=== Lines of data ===
* * * *
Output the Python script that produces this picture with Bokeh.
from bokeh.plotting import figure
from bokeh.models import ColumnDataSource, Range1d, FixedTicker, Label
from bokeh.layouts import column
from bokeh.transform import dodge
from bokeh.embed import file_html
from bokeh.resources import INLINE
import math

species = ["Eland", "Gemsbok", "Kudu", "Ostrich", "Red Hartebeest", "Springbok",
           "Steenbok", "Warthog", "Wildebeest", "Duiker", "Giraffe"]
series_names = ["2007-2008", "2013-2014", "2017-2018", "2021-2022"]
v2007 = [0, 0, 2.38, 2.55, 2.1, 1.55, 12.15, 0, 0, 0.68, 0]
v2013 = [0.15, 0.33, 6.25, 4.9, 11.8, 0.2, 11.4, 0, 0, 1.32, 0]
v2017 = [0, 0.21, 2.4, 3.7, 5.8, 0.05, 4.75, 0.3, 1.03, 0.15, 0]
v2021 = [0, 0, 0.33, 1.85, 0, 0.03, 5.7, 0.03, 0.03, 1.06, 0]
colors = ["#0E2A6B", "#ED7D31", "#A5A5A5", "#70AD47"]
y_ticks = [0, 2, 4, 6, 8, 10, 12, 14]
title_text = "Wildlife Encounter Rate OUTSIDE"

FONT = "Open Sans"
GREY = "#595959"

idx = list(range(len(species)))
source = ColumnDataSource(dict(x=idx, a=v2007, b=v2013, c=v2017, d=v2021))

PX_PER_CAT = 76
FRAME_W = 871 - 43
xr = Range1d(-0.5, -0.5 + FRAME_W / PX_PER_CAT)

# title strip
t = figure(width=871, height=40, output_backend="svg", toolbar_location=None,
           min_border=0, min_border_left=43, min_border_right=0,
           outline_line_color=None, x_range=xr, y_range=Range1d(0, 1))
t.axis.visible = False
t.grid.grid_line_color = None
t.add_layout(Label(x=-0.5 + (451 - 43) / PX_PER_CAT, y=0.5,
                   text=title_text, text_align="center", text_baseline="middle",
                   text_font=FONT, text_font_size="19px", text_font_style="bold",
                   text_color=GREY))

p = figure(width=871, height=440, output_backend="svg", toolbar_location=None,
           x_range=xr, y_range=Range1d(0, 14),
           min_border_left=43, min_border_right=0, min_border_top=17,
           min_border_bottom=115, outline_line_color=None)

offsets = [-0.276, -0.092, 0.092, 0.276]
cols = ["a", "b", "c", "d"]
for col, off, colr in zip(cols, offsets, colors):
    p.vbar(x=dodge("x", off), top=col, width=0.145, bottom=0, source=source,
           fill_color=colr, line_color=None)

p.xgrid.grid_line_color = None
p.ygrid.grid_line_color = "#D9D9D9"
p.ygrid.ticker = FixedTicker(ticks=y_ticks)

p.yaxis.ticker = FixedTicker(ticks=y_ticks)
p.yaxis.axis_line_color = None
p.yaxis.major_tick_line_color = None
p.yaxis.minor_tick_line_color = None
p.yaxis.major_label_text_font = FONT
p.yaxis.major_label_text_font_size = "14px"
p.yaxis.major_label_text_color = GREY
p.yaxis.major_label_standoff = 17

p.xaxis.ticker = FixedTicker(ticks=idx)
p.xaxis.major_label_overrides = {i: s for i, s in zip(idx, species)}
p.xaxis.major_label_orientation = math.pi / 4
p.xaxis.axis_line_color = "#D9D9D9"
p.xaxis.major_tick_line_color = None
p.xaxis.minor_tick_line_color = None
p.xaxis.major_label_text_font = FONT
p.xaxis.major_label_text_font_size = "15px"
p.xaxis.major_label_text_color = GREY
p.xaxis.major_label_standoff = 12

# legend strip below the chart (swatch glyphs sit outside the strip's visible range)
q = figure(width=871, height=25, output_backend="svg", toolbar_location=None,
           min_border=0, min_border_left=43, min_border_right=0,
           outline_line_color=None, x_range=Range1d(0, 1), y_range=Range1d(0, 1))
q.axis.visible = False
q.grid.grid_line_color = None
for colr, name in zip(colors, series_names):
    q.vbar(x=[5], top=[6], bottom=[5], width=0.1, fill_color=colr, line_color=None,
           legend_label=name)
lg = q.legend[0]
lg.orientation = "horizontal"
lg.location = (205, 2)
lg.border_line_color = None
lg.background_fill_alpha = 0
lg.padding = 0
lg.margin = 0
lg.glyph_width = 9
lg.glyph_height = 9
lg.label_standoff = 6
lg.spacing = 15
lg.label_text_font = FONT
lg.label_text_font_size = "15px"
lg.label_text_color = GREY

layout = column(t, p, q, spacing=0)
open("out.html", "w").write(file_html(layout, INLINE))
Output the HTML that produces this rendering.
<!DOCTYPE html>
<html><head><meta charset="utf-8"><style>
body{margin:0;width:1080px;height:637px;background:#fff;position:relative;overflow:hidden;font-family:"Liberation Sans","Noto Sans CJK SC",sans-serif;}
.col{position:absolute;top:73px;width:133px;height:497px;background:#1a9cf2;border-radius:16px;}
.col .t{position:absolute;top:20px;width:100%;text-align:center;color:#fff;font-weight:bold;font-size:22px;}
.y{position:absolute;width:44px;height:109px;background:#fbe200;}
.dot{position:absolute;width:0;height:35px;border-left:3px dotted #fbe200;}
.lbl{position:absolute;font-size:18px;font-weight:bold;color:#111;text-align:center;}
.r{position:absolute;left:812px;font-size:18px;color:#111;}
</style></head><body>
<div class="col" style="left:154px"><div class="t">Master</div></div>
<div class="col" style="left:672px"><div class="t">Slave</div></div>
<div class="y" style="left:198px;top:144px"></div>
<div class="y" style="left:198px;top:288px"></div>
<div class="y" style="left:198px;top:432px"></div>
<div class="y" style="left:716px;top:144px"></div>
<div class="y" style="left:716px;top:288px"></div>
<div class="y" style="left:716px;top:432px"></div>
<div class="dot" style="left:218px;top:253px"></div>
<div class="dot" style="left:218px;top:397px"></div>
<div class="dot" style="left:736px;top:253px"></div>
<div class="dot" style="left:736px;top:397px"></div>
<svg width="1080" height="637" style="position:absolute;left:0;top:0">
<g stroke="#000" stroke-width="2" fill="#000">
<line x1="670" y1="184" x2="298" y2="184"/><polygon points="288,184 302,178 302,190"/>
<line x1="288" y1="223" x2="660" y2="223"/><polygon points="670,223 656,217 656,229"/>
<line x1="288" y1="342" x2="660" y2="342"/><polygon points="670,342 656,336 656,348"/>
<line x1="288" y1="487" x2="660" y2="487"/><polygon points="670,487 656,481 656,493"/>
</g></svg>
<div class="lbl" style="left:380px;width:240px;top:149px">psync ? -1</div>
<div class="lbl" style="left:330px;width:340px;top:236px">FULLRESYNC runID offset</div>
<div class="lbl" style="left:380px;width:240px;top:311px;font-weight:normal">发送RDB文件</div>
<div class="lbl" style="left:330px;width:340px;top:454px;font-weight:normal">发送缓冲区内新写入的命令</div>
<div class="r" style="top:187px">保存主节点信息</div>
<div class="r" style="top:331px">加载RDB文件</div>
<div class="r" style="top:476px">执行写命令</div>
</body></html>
* * * *
=== Work to complete ===
Write out, exactly and with nothing else, the lines of the listing above from its first line through the line with "xr = Range1d(-0.5, -0.5".

=== Task result ===
Output the Python script that produces this picture with Bokeh.
from bokeh.plotting import figure
from bokeh.models import ColumnDataSource, Range1d, FixedTicker, Label
from bokeh.layouts import column
from bokeh.transform import dodge
from bokeh.embed import file_html
from bokeh.resources import INLINE
import math

species = ["Eland", "Gemsbok", "Kudu", "Ostrich", "Red Hartebeest", "Springbok",
           "Steenbok", "Warthog", "Wildebeest", "Duiker", "Giraffe"]
series_names = ["2007-2008", "2013-2014", "2017-2018", "2021-2022"]
v2007 = [0, 0, 2.38, 2.55, 2.1, 1.55, 12.15, 0, 0, 0.68, 0]
v2013 = [0.15, 0.33, 6.25, 4.9, 11.8, 0.2, 11.4, 0, 0, 1.32, 0]
v2017 = [0, 0.21, 2.4, 3.7, 5.8, 0.05, 4.75, 0.3, 1.03, 0.15, 0]
v2021 = [0, 0, 0.33, 1.85, 0, 0.03, 5.7, 0.03, 0.03, 1.06, 0]
colors = ["#0E2A6B", "#ED7D31", "#A5A5A5", "#70AD47"]
y_ticks = [0, 2, 4, 6, 8, 10, 12, 14]
title_text = "Wildlife Encounter Rate OUTSIDE"

FONT = "Open Sans"
GREY = "#595959"

idx = list(range(len(species)))
source = ColumnDataSource(dict(x=idx, a=v2007, b=v2013, c=v2017, d=v2021))

PX_PER_CAT = 76
FRAME_W = 871 - 43
xr = Range1d(-0.5, -0.5 + FRAME_W / PX_PER_CAT)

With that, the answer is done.